Mais tarde, porém, quando este esporte se tornou um pouco mais conhecido, o Bangu realmente iria popularizá-lo ainda mais. As excursões do time por outras cidades ajudavam a divulgar o nome e criar boa imagem da Companhia Progresso Industrial e assim, de certo modo, começava a desaparecer o privilégio dos ingleses de só eles poderem vestir a camisa do The Bangu Athletic Club, que logo abandonaria o "The".
Em pouco tempo, o time de futebol já era mais conhecido do que a fábrica. A partir desse instante, a diretoria da empresa passa a se preocupar em criar uma imagem vencedora do Bangu. Não era à toa, claro. Quando menos, ela ajudaria a aumentar o prestígio e o sucesso comercial da empresa dona do time.
Para isso, no entanto, contar só com os ingleses já não era suficiente e nem interessante. Havia operários que jogavam melhor que os ingleses e por isso poderiam contribuir mais para as vitórias do Bangu.
É precisamente nesse momento, me parece, que realmente inicia a democratização do nosso futebol. Ao mesmo tempo, possuir um time vitorioso passou a ser vital para a Companhia Progresso Industrial. Até o critério de admissão na fábrica (operários, funcionários de escritório, etc.) sofreria algumas pequenas mudanças. Agora, a preferência era não apenas pelo bom profissional, mas também pelo trabalhador que jogasse bem futebol.

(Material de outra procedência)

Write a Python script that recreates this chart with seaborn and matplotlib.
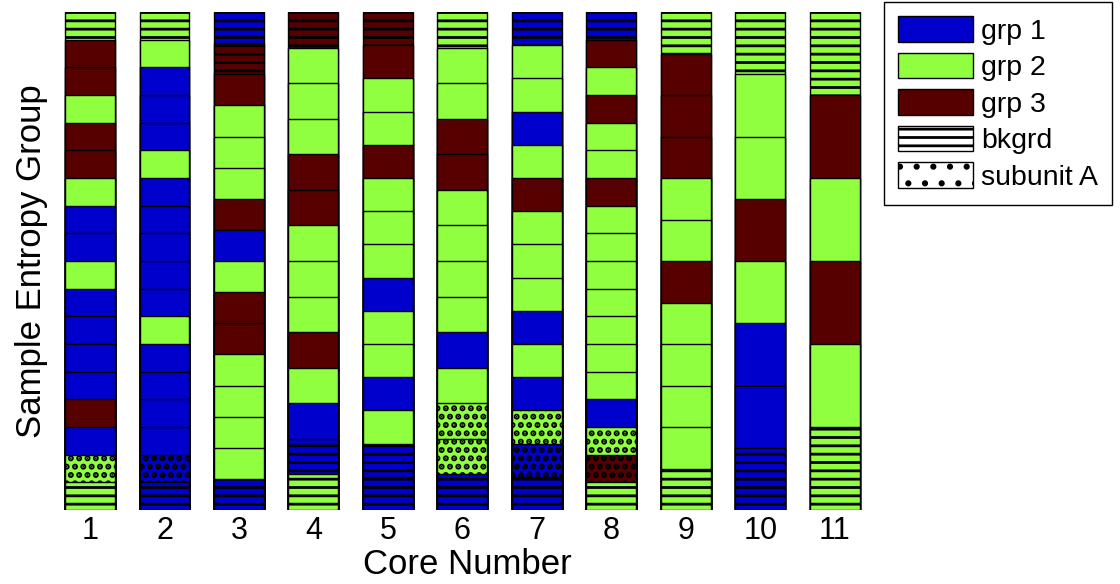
import numpy as np
import pandas as pd
import matplotlib
matplotlib.use("Agg")
import matplotlib.pyplot as plt
from matplotlib.patches import Patch
import seaborn as sns

# ---------------- data ----------------
cores = ["1", "2", "3", "4", "5", "6", "7", "8", "9", "10", "11"]

# Segment codes listed from top to bottom of each core.
#   "1", "2", "3"   -> sample entropy group 1 / 2 / 3
#   "b1", "b2", "b3" -> background (bkgrd) interval, coloured by group
#   "a1", "a2", "a3" -> subunit A interval, coloured by group
core_1 = ["b2", "3", "3", "2", "3", "3", "2", "1", "1", "2", "1", "1", "1", "1", "3", "1", "a2", "b2"]
core_2 = ["b2", "2", "1", "1", "1", "2", "1", "1", "1", "1", "1", "2", "1", "1", "1", "1", "a1", "b1"]
core_3 = ["b1", "b3", "3", "2", "2", "2", "3", "1", "2", "3", "3", "2", "2", "2", "2", "b1"]
core_4 = ["b3", "2", "2", "2", "3", "3", "2", "2", "2", "3", "2", "1", "b1", "b2"]
core_5 = ["b3", "3", "2", "2", "3", "2", "2", "2", "1", "2", "2", "1", "2", "b1", "b1"]
core_6 = ["b2", "2", "2", "3", "3", "2", "2", "2", "2", "1", "2", "a2", "a2", "b1"]
core_7 = ["b1", "2", "2", "1", "2", "3", "2", "2", "2", "1", "2", "1", "a2", "a1", "b1"]
core_8 = ["b1", "3", "2", "3", "2", "2", "3", "2", "2", "2", "2", "2", "2", "2", "1", "a2", "a3", "b2"]
core_9 = ["b2", "3", "3", "3", "2", "2", "3", "2", "2", "2", "2", "b2"]
core_10 = ["b2", "2", "2", "3", "2", "1", "1", "b1"]
core_11 = ["b2", "3", "2", "3", "2", "b2"]

core_segments = [core_1, core_2, core_3, core_4, core_5, core_6,
                 core_7, core_8, core_9, core_10, core_11]

group_keys = ["1", "2", "3"]
group_labels = ["grp 1", "grp 2", "grp 3"]
group_colors = ["#0000CC", "#8FFF40", "#560000"]
texture_labels = ["bkgrd", "subunit A"]
texture_hatches = {"b": "--", "a": ".."}

x_label = "Core Number"
y_label = "Sample Entropy Group"

# ---------------- style ----------------
sns.set_theme(style="white")
plt.rcParams["font.family"] = ["Liberation Sans", "DejaVu Sans"]
plt.rcParams["hatch.linewidth"] = 2.0
plt.rcParams["text.color"] = "black"
plt.rcParams["axes.labelcolor"] = "black"
plt.rcParams["xtick.color"] = "black"
plt.rcParams["ytick.color"] = "black"

color_of = dict(zip(group_keys, group_colors))

rows = []
for core, segs in zip(cores, core_segments):
    n = len(segs)
    for k, code in enumerate(segs):
        rows.append({"core": core, "level": k, "top": 1.0 - k / n, "code": code})
df = pd.DataFrame(rows)

W, H = 1120, 584
fig = plt.figure(figsize=(W / 100, H / 100), dpi=100)
ax = fig.add_axes([52.75 / W, (H - 510) / H, 819.25 / W, 498 / H])

# overlaid bars: each level is drawn from the base up to its segment top,
# later (lower) levels cover the earlier ones, leaving stacked segments.
for k in range(int(df["level"].max()) + 1):
    sub = df[df["level"] == k]
    code_by_core = dict(zip(sub["core"], sub["code"]))
    n0 = len(ax.patches)
    sns.barplot(data=sub, x="core", y="top", order=cores, width=0.67,
                color="white", saturation=1, edgecolor="black",
                linewidth=1.0, errorbar=None, ax=ax)
    for p in ax.patches[n0:]:
        if p.get_height() <= 0:
            continue
        idx = int(round(p.get_x() + p.get_width() / 2))
        code = code_by_core.get(cores[idx])
        if code is None:
            continue
        grp = code[-1]
        p.set_facecolor(color_of[grp])
        p.set_edgecolor("black")
        if len(code) == 2:
            p.set_hatch(texture_hatches[code[0]])
            if code[0] == "a" and hasattr(p, "set_hatch_linewidth"):
                p.set_hatch_linewidth(3.0)

ax.set_xlim(-0.5, 10.5)
ax.set_ylim(0, 1)
ax.set_yticks([])
ax.tick_params(axis="x", length=0, pad=4, labelsize=22, colors="black")
for s in ax.spines.values():
    s.set_visible(False)

ax.set_xlabel(x_label, fontsize=25, color="black")
ax.set_ylabel(y_label, fontsize=25, color="black")
ax.xaxis.set_label_coords(0.506, -0.077)
ax.yaxis.set_label_coords(-0.006, 0.5)

handles = [Patch(facecolor=c, edgecolor="black", linewidth=1.0, label=l)
           for c, l in zip(group_colors, group_labels)]
handles.append(Patch(facecolor="white", edgecolor="black", linewidth=1.0,
                     hatch="--", label=texture_labels[0]))
handles.append(Patch(facecolor="white", edgecolor="black", linewidth=1.0,
                     hatch=".", label=texture_labels[1]))

leg = fig.legend(handles=handles, loc="upper left",
                 bbox_to_anchor=(884 / W, 1 - 2 / H), fontsize=20.5,
                 handlelength=2.63, handleheight=1.0, handletextpad=0.28,
                 labelspacing=0.28, borderpad=0.5, borderaxespad=0,
                 frameon=True, fancybox=False, edgecolor="black",
                 framealpha=1)
leg.get_frame().set_linewidth(1.0)
for t in leg.get_texts():
    t.set_color("black")

fig.savefig("out.png", dpi=100)
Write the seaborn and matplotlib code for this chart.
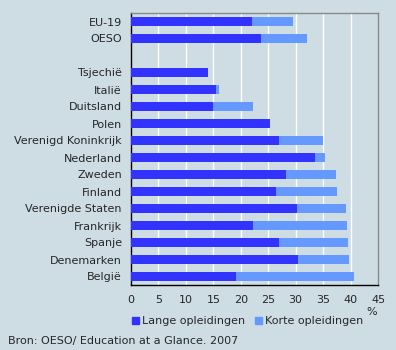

Sendo assim, o prestígio comercial que o Bangu representava para a fábrica obrigou, de certo modo, seus diretores a dar mais importância ao futebol. Mas esse foi um processo lento. Somente a partir de 1909, os operários passariam a treinar regularmente, a fim de integrar o time.
Aqui, verdadeiramente, temos o início da democratização do futebol no Brasil. O critério classista dos técnicos ingleses já não tinha mais forças para se manter. Operário "bom de bola, o az da pelota", como era chamado o bom jogador, tinha assegurado o seu lugar no time. Os próprios ingleses, agora, tinham interesse nisso. Atenua-se o conflito de classes (apenas na aparência) e com ele o preconceito de cor. O negro dribbler por exemplo, poderia e até deveria integrar o eleven do Bangu, desde que evidentemente, trabalhasse para a Companhia Progresso.